Not even the infamously Scotch-Irish John ‘McNasty’ McCain could muster anything better than intimating that Barack Obama was the political analog to Paris Hilton. Obama listlessly responds that McCain is ‘erratic.’ Welcome to Dullsville.

These dire times of political politeness (no-good censorship of creativity, if you ask me) are only livened up by politicians who have absolutely no mainstream appeal (e.g. Ross Perot and his Dan Quayle is ‘an empty suit that goes to funerals and plays golf’ comment) or the occasional lunatic, like former Illinois Gov. Rod Blagojevich.
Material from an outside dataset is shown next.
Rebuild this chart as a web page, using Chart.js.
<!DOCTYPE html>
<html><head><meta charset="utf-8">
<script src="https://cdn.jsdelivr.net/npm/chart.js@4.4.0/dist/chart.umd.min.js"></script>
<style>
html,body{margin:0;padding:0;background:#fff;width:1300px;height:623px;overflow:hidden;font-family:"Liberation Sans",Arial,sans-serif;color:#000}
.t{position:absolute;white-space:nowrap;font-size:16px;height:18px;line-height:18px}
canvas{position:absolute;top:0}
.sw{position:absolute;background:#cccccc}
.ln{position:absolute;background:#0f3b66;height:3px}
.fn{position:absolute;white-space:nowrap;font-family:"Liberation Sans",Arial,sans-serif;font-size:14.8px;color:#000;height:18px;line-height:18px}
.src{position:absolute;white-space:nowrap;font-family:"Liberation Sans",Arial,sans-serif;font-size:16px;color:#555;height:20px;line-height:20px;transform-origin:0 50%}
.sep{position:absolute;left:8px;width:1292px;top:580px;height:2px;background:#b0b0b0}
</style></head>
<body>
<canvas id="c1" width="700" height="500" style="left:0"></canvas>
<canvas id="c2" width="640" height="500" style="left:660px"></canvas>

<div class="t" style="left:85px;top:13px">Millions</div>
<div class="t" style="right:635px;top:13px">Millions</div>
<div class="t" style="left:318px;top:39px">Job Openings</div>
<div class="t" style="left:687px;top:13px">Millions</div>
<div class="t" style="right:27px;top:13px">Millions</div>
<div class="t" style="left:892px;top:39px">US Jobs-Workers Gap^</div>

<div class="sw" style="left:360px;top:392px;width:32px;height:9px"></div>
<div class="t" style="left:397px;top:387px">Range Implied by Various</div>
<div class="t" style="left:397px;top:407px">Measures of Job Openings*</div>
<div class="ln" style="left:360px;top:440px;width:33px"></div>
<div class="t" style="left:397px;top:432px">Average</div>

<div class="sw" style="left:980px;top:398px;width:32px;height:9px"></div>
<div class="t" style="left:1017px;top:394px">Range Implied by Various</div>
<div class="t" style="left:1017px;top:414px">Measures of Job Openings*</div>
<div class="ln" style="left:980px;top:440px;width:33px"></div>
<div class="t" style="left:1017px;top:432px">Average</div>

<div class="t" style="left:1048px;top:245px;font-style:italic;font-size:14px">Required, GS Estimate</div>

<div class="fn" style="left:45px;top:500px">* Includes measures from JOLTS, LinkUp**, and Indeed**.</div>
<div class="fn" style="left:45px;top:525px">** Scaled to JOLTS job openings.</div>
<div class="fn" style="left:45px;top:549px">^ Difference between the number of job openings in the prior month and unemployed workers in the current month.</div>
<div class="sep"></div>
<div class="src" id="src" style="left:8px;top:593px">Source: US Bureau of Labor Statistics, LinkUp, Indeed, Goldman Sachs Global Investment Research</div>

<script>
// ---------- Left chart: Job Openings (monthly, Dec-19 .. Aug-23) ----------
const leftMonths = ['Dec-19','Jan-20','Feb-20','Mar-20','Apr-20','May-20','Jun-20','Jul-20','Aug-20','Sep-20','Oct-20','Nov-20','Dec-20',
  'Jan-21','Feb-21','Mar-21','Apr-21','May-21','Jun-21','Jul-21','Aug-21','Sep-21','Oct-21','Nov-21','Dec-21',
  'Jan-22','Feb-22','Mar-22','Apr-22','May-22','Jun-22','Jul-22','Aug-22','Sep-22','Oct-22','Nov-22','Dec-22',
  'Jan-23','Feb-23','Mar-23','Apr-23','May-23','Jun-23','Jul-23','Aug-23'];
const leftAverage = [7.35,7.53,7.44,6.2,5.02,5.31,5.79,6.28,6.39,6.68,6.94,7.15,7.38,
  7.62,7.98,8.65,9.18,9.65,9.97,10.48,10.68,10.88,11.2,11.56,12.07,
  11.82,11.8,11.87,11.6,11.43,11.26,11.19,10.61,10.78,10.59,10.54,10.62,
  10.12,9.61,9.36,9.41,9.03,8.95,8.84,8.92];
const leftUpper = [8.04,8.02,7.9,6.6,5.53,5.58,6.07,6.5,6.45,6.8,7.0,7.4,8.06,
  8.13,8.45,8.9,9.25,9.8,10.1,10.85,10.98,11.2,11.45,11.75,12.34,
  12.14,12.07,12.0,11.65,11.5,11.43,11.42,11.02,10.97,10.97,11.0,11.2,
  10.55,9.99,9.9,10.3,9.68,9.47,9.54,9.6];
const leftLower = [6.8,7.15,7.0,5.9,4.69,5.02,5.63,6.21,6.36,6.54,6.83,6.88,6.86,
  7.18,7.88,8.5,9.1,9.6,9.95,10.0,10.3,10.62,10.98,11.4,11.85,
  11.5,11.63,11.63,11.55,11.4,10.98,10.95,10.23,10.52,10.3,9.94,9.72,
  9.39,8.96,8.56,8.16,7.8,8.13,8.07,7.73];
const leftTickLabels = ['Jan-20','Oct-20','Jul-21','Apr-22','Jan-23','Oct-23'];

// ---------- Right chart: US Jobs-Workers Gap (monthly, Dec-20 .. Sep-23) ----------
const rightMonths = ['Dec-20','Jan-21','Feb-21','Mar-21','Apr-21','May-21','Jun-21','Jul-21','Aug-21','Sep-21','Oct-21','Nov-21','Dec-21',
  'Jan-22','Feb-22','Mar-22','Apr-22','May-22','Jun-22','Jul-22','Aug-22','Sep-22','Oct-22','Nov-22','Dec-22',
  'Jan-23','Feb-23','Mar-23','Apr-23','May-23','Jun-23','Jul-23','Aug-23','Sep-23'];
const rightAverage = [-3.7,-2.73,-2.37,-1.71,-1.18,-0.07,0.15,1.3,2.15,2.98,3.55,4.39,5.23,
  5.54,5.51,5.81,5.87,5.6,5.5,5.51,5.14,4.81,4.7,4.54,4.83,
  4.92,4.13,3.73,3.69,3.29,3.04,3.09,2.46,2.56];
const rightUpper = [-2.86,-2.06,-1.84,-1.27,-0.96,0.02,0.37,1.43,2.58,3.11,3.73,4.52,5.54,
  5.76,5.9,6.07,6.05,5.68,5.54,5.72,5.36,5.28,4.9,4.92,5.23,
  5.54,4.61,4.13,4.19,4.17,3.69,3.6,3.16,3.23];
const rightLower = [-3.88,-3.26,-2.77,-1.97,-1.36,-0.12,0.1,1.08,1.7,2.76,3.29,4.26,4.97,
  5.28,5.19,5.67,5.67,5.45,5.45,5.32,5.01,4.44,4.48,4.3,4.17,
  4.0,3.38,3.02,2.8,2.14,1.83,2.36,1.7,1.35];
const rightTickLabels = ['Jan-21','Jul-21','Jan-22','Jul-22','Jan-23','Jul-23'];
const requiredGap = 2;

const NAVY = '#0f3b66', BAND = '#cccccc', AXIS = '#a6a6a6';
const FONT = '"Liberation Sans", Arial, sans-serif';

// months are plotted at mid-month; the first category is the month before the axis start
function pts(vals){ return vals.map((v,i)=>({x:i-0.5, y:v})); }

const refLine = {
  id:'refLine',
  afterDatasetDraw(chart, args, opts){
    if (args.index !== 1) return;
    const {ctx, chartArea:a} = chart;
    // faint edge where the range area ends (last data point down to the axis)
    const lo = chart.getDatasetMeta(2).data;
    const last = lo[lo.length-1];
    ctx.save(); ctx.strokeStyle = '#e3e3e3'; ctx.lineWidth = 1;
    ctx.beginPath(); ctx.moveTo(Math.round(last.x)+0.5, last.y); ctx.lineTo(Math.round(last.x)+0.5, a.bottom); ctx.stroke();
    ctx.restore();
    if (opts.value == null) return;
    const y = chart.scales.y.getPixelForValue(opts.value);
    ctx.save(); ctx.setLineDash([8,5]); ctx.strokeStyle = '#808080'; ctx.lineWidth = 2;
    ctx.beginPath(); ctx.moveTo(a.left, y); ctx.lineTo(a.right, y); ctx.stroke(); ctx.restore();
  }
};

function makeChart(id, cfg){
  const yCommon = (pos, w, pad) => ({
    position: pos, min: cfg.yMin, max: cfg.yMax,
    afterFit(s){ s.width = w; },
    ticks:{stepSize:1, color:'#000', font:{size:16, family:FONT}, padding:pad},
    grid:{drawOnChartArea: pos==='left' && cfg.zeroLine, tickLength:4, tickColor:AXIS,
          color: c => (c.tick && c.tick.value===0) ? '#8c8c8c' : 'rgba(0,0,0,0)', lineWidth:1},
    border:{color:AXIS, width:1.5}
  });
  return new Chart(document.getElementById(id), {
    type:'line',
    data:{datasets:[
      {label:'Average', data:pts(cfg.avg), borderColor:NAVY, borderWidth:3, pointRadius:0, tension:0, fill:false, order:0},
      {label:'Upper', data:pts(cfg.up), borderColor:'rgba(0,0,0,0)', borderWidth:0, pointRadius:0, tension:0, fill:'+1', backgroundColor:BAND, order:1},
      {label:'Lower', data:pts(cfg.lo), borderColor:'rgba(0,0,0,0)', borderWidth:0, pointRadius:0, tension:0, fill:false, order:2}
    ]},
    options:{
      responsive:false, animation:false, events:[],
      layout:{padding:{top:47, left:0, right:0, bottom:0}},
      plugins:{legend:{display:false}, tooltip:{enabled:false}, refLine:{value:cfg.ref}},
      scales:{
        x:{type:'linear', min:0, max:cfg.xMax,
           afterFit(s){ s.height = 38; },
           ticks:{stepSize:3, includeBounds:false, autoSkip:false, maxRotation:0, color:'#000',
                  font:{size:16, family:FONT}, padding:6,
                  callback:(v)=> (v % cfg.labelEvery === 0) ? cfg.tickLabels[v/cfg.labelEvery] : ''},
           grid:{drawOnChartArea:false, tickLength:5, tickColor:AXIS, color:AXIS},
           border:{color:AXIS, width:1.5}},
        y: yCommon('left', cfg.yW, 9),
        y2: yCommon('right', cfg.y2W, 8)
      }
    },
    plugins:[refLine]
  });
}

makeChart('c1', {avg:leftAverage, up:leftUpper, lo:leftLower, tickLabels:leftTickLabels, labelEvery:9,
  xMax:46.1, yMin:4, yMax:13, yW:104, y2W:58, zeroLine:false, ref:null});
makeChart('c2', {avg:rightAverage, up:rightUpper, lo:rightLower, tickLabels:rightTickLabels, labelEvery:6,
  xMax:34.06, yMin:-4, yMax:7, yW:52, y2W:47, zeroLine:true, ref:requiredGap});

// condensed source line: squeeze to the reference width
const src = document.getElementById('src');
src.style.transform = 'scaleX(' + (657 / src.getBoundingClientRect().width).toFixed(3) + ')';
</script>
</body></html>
But alas, the Blagos of this world are few and far between. Instead we get stuck with boring drivel like the recent feud between state Rep. Mary Jo White, R-Venago, and the acting secretary of the state Department of Environmental Protection, John Hanger, over Hanger’s nomination to continue his position as DEP secretary.
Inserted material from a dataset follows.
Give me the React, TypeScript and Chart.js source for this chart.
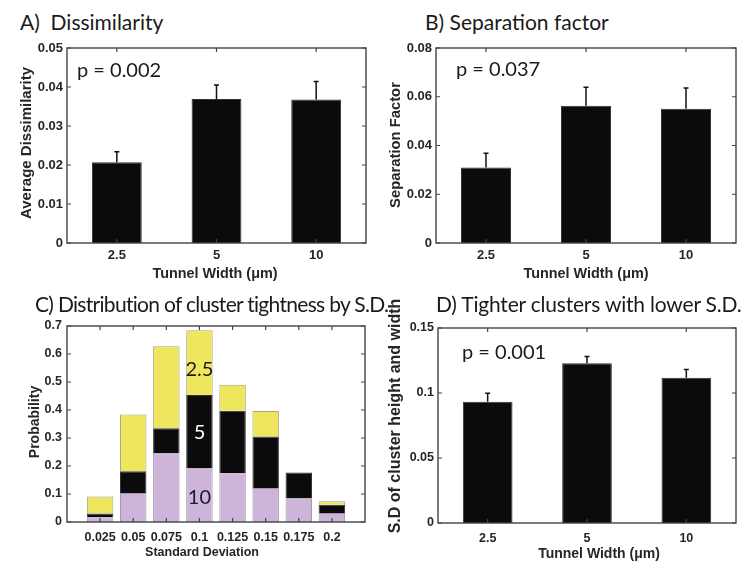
import React, { useEffect, useRef } from 'react';
import { Chart, registerables } from 'chart.js';
Chart.register(...registerables);

// ---------- data ----------
const widthCats = ['2.5', '5', '10'];

const dissimilarity = [0.0207, 0.0369, 0.0368];
const dissimilarityErr = [0.0234, 0.0405, 0.0414];
const dissimilarityTicks = [0, 0.01, 0.02, 0.03, 0.04, 0.05];

const separation = [0.031, 0.0563, 0.0551];
const separationErr = [0.0368, 0.0639, 0.0636];
const separationTicks = [0, 0.02, 0.04, 0.06, 0.08];

const sdValues = [0.025, 0.05, 0.075, 0.1, 0.125, 0.15, 0.175, 0.2];
const sdLabels = ['0.025', '0.05', '0.075', '0.1', '0.125', '0.15', '0.175', '0.2'];
const prob10 = [0.017, 0.104, 0.245, 0.191, 0.174, 0.121, 0.084, 0.032];
const prob5 = [0.013, 0.077, 0.09, 0.263, 0.223, 0.184, 0.093, 0.03];
const prob25 = [0.061, 0.203, 0.293, 0.231, 0.093, 0.091, 0, 0.012];
const probTicks = [0, 0.1, 0.2, 0.3, 0.4, 0.5, 0.6, 0.7];

const clusterSD = [0.0933, 0.1228, 0.1118];
const clusterSDErr = [0.0998, 0.128, 0.118];
const clusterSDTicks = [0, 0.05, 0.1, 0.15];

// ---------- styles ----------
const SANS = "'Liberation Sans', Arial, sans-serif";
const HUMAN = "Lato, 'Open Sans', sans-serif";
const TEXT = '#262626';

const panelPlugin = {
  id: 'panel',
  afterDatasetsDraw(chart: any, _a: any, opts: any) {
    const ctx = chart.ctx;
    const ys = chart.scales.y;
    if (opts.err) {
      ctx.save();
      ctx.strokeStyle = '#111';
      ctx.lineWidth = 1.5;
      const meta = chart.getDatasetMeta(0);
      opts.err.forEach((v: number, i: number) => {
        const el = meta.data[i];
        const x = el.x;
        const y0 = el.y;
        const y1 = ys.getPixelForValue(v);
        ctx.beginPath();
        ctx.moveTo(x, y0);
        ctx.lineTo(x, y1);
        ctx.moveTo(x - 2.5, y1);
        ctx.lineTo(x + 2.5, y1);
        ctx.stroke();
      });
      ctx.restore();
    }
  },
  afterDraw(chart: any, _a: any, opts: any) {
    const ctx = chart.ctx;
    const { left, right, top, bottom } = chart.chartArea;
    const xs = chart.scales.x;
    const ys = chart.scales.y;
    ctx.save();
    ctx.strokeStyle = '#444';
    ctx.lineWidth = 1.4;
    ctx.strokeRect(left, top, right - left, bottom - top);
    ctx.lineWidth = 1.2;
    const TL = 4;
    ctx.beginPath();
    xs.ticks.forEach((_t: any, i: number) => {
      const x = xs.getPixelForTick(i);
      ctx.moveTo(x, bottom);
      ctx.lineTo(x, bottom - TL);
      ctx.moveTo(x, top);
      ctx.lineTo(x, top + TL);
    });
    ys.ticks.forEach((_t: any, i: number) => {
      const y = ys.getPixelForTick(i);
      ctx.moveTo(left, y);
      ctx.lineTo(left + TL, y);
      ctx.moveTo(right, y);
      ctx.lineTo(right - TL, y);
    });
    ctx.stroke();
    // axis titles
    (opts.axisTitles || []).forEach((t: any) => {
      ctx.save();
      ctx.font = `bold ${t.size}px ${SANS}`;
      ctx.fillStyle = TEXT;
      ctx.textAlign = 'center';
      ctx.textBaseline = 'middle';
      ctx.translate(t.x, t.y);
      if (t.rotate) ctx.rotate(-Math.PI / 2);
      ctx.fillText(t.text, 0, 0);
      ctx.restore();
    });
    // annotations
    (opts.notes || []).forEach((n: any) => {
      ctx.font = `${n.size}px ${HUMAN}`;
      ctx.fillStyle = n.color || '#1a1a1a';
      if (n.xv !== undefined) {
        ctx.textAlign = 'center';
        ctx.textBaseline = 'middle';
        ctx.fillText(n.text, xs.getPixelForValue(n.xv), ys.getPixelForValue(n.yv));
      } else {
        ctx.textAlign = 'left';
        ctx.textBaseline = 'alphabetic';
        ctx.fillText(n.text, left + n.dx, top + n.dy);
      }
    });
    ctx.restore();
  },
};

type Geo = {
  cl: number; ct: number; cw: number; ch: number;
  al: number; at: number; ar: number; ab: number;
  tickSize: number;
  xTitle: string; xTitleX: number; xTitleY: number; xTitleSize: number;
  yTitle: string; yTitleX: number; yTitleY: number; yTitleSize: number;
  xTickPad: number; yTickPad: number;
  yTicks: number[];
};

function buildOptions(g: Geo, xScale: any, plugin: any) {
  const areaT = g.at - g.ct;
  const areaB = g.ab - g.ct;
  const yWidth = g.al - g.cl;
  const xHeight = g.ch - areaB;
  const tickFont = { family: SANS, size: g.tickSize, weight: 'bold' as const };
  const axisTitles = [
    { text: g.xTitle, x: g.xTitleX - g.cl, y: g.xTitleY - g.ct, size: g.xTitleSize, rotate: false },
    { text: g.yTitle, x: g.yTitleX - g.cl, y: g.yTitleY - g.ct, size: g.yTitleSize, rotate: true },
  ];
  return {
    responsive: false,
    animation: false,
    devicePixelRatio: 1,
    layout: { padding: { left: 0, top: areaT, right: g.cl + g.cw - g.ar, bottom: 0 } },
    plugins: { legend: { display: false }, tooltip: { enabled: false }, panel: { ...plugin, axisTitles } },
    scales: {
      x: {
        ...xScale,
        afterFit: (s: any) => { s.height = xHeight; },
        title: { display: false, text: g.xTitle },
        ticks: { ...(xScale.ticks || {}), font: tickFont, color: TEXT, padding: g.xTickPad, maxRotation: 0, autoSkip: false },
        grid: { display: false, drawTicks: false },
        border: { display: false },
      },
      y: {
        type: 'linear',
        stacked: xScale.stacked,
        min: 0,
        max: g.yTicks[g.yTicks.length - 1],
        afterBuildTicks: (s: any) => { s.ticks = g.yTicks.map((v) => ({ value: v })); },
        afterFit: (s: any) => { s.width = yWidth; },
        title: { display: false, text: g.yTitle },
        ticks: { font: tickFont, color: TEXT, padding: g.yTickPad, callback: (v: any) => String(v) },
        grid: { display: false, drawTicks: false },
        border: { display: false },
      },
    },
  };
}

const catX = { type: 'category', offset: true };

function simpleBar(values: number[], errs: number[], g: Geo, pText: string, pdx: number, pdy: number) {
  return {
    type: 'bar',
    data: {
      labels: widthCats,
      datasets: [{
        data: values,
        backgroundColor: '#0b0b0b',
        borderColor: '#333',
        borderWidth: 1,
        barPercentage: 0.5,
        categoryPercentage: 1,
      }],
    },
    options: buildOptions(g, catX, { err: errs, notes: [{ text: pText, dx: pdx, dy: pdy, size: 20 }] }),
    plugins: [panelPlugin],
  };
}

const geoA: Geo = {
  cl: 0, ct: 36, cw: 373, ch: 252, al: 67, at: 48, ar: 366, ab: 243, tickSize: 13,
  xTitle: 'Tunnel Width (μm)', xTitleX: 215, xTitleY: 274, xTitleSize: 14.4,
  yTitle: 'Average Dissimilarity', yTitleX: 27, yTitleY: 143, yTitleSize: 15,
  xTickPad: 5, yTickPad: 4, yTicks: dissimilarityTicks,
};
const geoB: Geo = {
  cl: 373, ct: 36, cw: 373, ch: 252, al: 436, at: 48, ar: 736, ab: 243, tickSize: 13,
  xTitle: 'Tunnel Width (μm)', xTitleX: 586, xTitleY: 274, xTitleSize: 14.4,
  yTitle: 'Separation Factor', yTitleX: 396, yTitleY: 145, yTitleSize: 14.8,
  xTickPad: 5, yTickPad: 4, yTicks: separationTicks,
};
const geoC: Geo = {
  cl: 0, ct: 290, cw: 373, ch: 271, al: 67, at: 326, ar: 365, ab: 522, tickSize: 12.5,
  xTitle: 'Standard Deviation', xTitleX: 202, xTitleY: 553, xTitleSize: 12.5,
  yTitle: 'Probability', yTitleX: 35, yTitleY: 422, yTitleSize: 14,
  xTickPad: 8, yTickPad: 5, yTicks: probTicks,
};
const geoD: Geo = {
  cl: 373, ct: 290, cw: 373, ch: 271, al: 438, at: 328, ar: 736, ab: 523, tickSize: 12.5,
  xTitle: 'Tunnel Width (μm)', xTitleX: 599, xTitleY: 554, xTitleSize: 14,
  yTitle: 'S.D of cluster height and width', yTitleX: 396, yTitleY: 416, yTitleSize: 16,
  xTickPad: 8, yTickPad: 4, yTicks: clusterSDTicks,
};

function configA() { return simpleBar(dissimilarity, dissimilarityErr, geoA, 'p = 0.002', 10, 29); }
function configB() { return simpleBar(separation, separationErr, geoB, 'p = 0.037', 20, 28); }
function configD() { return simpleBar(clusterSD, clusterSDErr, geoD, 'p = 0.001', 24, 31); }
function configC() {
  const xLin = {
    type: 'linear', min: 0, max: 0.225, offset: false, stacked: true,
    afterBuildTicks: (s: any) => { s.ticks = sdValues.map((v) => ({ value: v })); },
    ticks: { callback: (_v: any, i: number) => sdLabels[i] },
  };
  const ds = (label: string, vals: number[], bg: string, bc: string) => ({
    label,
    data: sdValues.map((x, i) => ({ x, y: vals[i] })),
    backgroundColor: bg,
    borderColor: bc,
    borderWidth: 1,
    barPercentage: 0.8,
    categoryPercentage: 1,
  });
  return {
    type: 'bar',
    data: {
      datasets: [
        ds('10', prob10, '#cdb5d9', '#a890b6'),
        ds('5', prob5, '#0b0b0b', '#333'),
        ds('2.5', prob25, '#eee65c', '#a8a68a'),
      ],
    },
    options: buildOptions(geoC, xLin, {
      notes: [
        { text: '2.5', xv: 0.1, yv: 0.543, size: 20, color: '#1a1a1a' },
        { text: '5', xv: 0.1, yv: 0.318, size: 20, color: '#ffffff' },
        { text: '10', xv: 0.1, yv: 0.089, size: 20, color: '#1a1a2a' },
      ],
    }),
    plugins: [panelPlugin],
  };
}

function Panel({ g, make }: { g: Geo; make: () => any }) {
  const ref = useRef<HTMLCanvasElement>(null);
  useEffect(() => {
    const chart = new Chart(ref.current as HTMLCanvasElement, make());
    return () => chart.destroy();
  }, []);
  return (
    <canvas
      ref={ref}
      width={g.cw}
      height={g.ch}
      style={{ position: 'absolute', left: g.cl, top: g.ct, width: g.cw, height: g.ch }}
    />
  );
}

const titles = [
  { text: 'A)  Dissimilarity', x: 20, base: 30, ls: 0 },
  { text: 'B) Separation factor', x: 425, base: 30, ls: 0 },
  { text: 'C) Distribution of cluster tightness by S.D.', x: 35, base: 312, ls: -0.7 },
  { text: 'D) Tighter clusters with lower S.D.', x: 436, base: 312, ls: -0.2 },
];
const TITLE_FS = 21;

export default function App() {
  return (
    <div style={{ position: 'absolute', left: 0, top: 0, width: 746, height: 561, background: '#fff', overflow: 'hidden' }}>
      <Panel g={geoA} make={configA} />
      <Panel g={geoB} make={configB} />
      <Panel g={geoC} make={configC} />
      <Panel g={geoD} make={configD} />
      {titles.map((t) => (
        <div
          key={t.text}
          style={{
            position: 'absolute', left: t.x, top: t.base - 0.887 * TITLE_FS,
            fontFamily: HUMAN, fontSize: TITLE_FS, lineHeight: `${TITLE_FS}px`,
            letterSpacing: t.ls, color: '#1a1a1a', whiteSpace: 'pre',
          }}
        >
          {t.text}
        </div>
      ))}
    </div>
  );
}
According to the Pittsburgh Post-Gazette, the two have been long-time enemies with a history of slander and accusations, and yet neither rose to the put-down challenge.
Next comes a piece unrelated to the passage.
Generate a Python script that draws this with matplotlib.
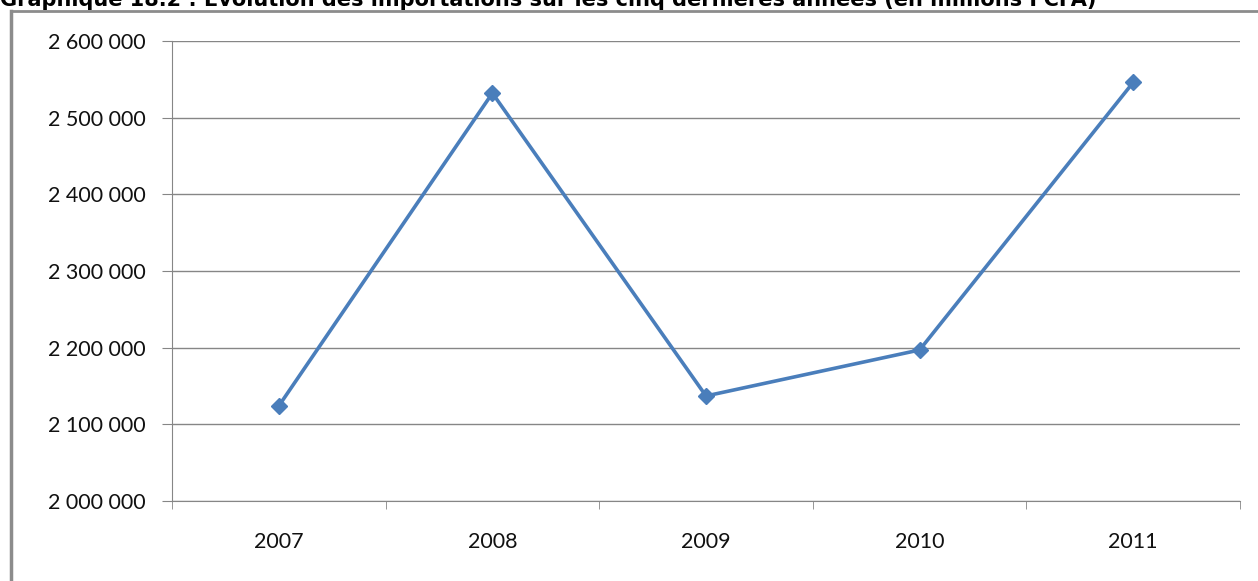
import matplotlib
matplotlib.use("Agg")
import matplotlib.pyplot as plt
from matplotlib.lines import Line2D
from matplotlib.ticker import FuncFormatter

years = ["2007", "2008", "2009", "2010", "2011"]
imports = [2124000, 2532000, 2137000, 2197000, 2546000]
yticks = [2000000, 2100000, 2200000, 2300000, 2400000, 2500000, 2600000]
title = "Graphique 18.2 : Evolution des importations sur les cinq dernières années (en millions FCFA)"

W, H = 1258, 581
fig = plt.figure(figsize=(W / 100, H / 100), dpi=100)
fig.patch.set_facecolor("white")

# outer frame
fig.add_artist(Line2D([10.5 / W, 10.5 / W], [0, 1 - 11 / H], transform=fig.transFigure,
                      color="#8c8c8c", lw=2.5))
fig.add_artist(Line2D([10.5 / W, 1], [1 - 11 / H, 1 - 11 / H], transform=fig.transFigure,
                      color="#8c8c8c", lw=2))

fig.text(0.0, 1 - 6 / H, title, ha="left", va="baseline", fontsize=15,
         fontweight="bold", family="DejaVu Sans", color="black")

ax = fig.add_axes([172 / W, 80 / H, 1068 / W, 460 / H])
x = list(range(len(years)))
ax.plot(x, imports, color="#4a7ebb", lw=2.6, marker="D", markersize=8,
        markerfacecolor="#4a7ebb", markeredgecolor="#4a7ebb", zorder=3)

ax.set_xlim(-0.5, len(years) - 0.5)
ax.set_ylim(yticks[0], yticks[-1])
ax.set_yticks(yticks)
ax.yaxis.set_major_formatter(FuncFormatter(lambda v, p: f"{int(v):,}".replace(",", " ")))
ax.set_xticks(x)
ax.set_xticklabels(years)
ax.set_xticks([i - 0.5 for i in range(len(years) + 1)], minor=True)
ax.tick_params(axis="x", which="major", length=0, pad=22)
ax.tick_params(axis="x", which="minor", length=6, color="#868686", direction="out")
ax.tick_params(axis="y", length=7, color="#868686", pad=12)
for lab in ax.get_xticklabels() + ax.get_yticklabels():
    lab.set_fontfamily("Lato")
    lab.set_fontsize(15.5)
    lab.set_color("#111111")

ax.grid(axis="y", color="#868686", lw=1)
ax.set_axisbelow(True)
for s in ["top", "right"]:
    ax.spines[s].set_visible(False)
ax.spines["left"].set_color("#868686")
ax.spines["bottom"].set_color("#868686")

fig.savefig("out.png", dpi=100)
According to the Senate committee chair Patrick Henderson (because White could not even give us a quote herself), ‘She won’t vote against him because of differences on public policy issues but because of his temperament and judgment in the past.’

What? Lady, if you’re going to make things personal, then at least give us a better quote than that. Where is the hyperbole? The angry rhetoric? What have politics come to?

What happened to the politicians who had spines, when no comment was too insulting, no manner of abuse too low to descend to? Take 1956, when Massachusetts Sen. Charles Sumner gave his famous ‘Bleeding Kansas’ speech.

This speech could have been a standard regurgitation of the issues on whether Kansas should have been admitted to the union as a slave state. It could have carried on about statistics and well-formulated arguments. It could have been really boring.

But Sumner was a dream. A slanderous, smack-talking dream. In one speech alone he attacks not one, but two other senators, referring to Sen. Stephen Douglas as a ‘noise-some, squat and nameless animal … not a proper model for an American senator,’ and Sen. Andrew Butler as taking a ‘mistress … who, though ugly to others, is always lovely to him … the harlot, Slavery.”

Sumner understood that’ proper insults attack not only a politician’s viewpoints, not only his intelligence and capacity to lead, not only his personal life, but also, and maybe most importantly, his physical appearance. He is truly an idol for all those who cherish the art of the insult.

And though Sumner was later beaten with a cane for those comments, this really only proves my point more as he was able to serve as a martyr for his cause.

Yet those days of debauchery are clearly over.

Even the media, once a beacon of unrestrained slander, the institution that once allowed H.L. Mencken to write that ‘if [Franklin Roosevelt] became convinced tomorrow that coming out for cannibalism would get him the votes he surely needs, he would begin fattening a missionary in the White House backyard come Wednesday,’ or editorials that regularly referred to John Adams as ‘His Royal Rotundity’ has lost its punch.

Now all you hear are boring, unoriginal insults, like RINO (Republican In Name Only), or ‘hippie tree-hugger,’ or feminazi. Not to mention all the shameless, shameless puns.

For instance, Fox News asserted that President Obama is the ‘Prompter-in-Chief’ to poke fun at his frequent use of the teleprompter. Not only does this lack any originality, but it’s not even grammatically correct — technically Obama would be the ‘Promptee-in-Chief.’

I guess what I’m saying is I know that there are politicians who hate one another, except society has socialized them to believe that to be re-elected they must restrain themselves from their full abusive capabilities. This is actually probably true, which is a sad, sad thing.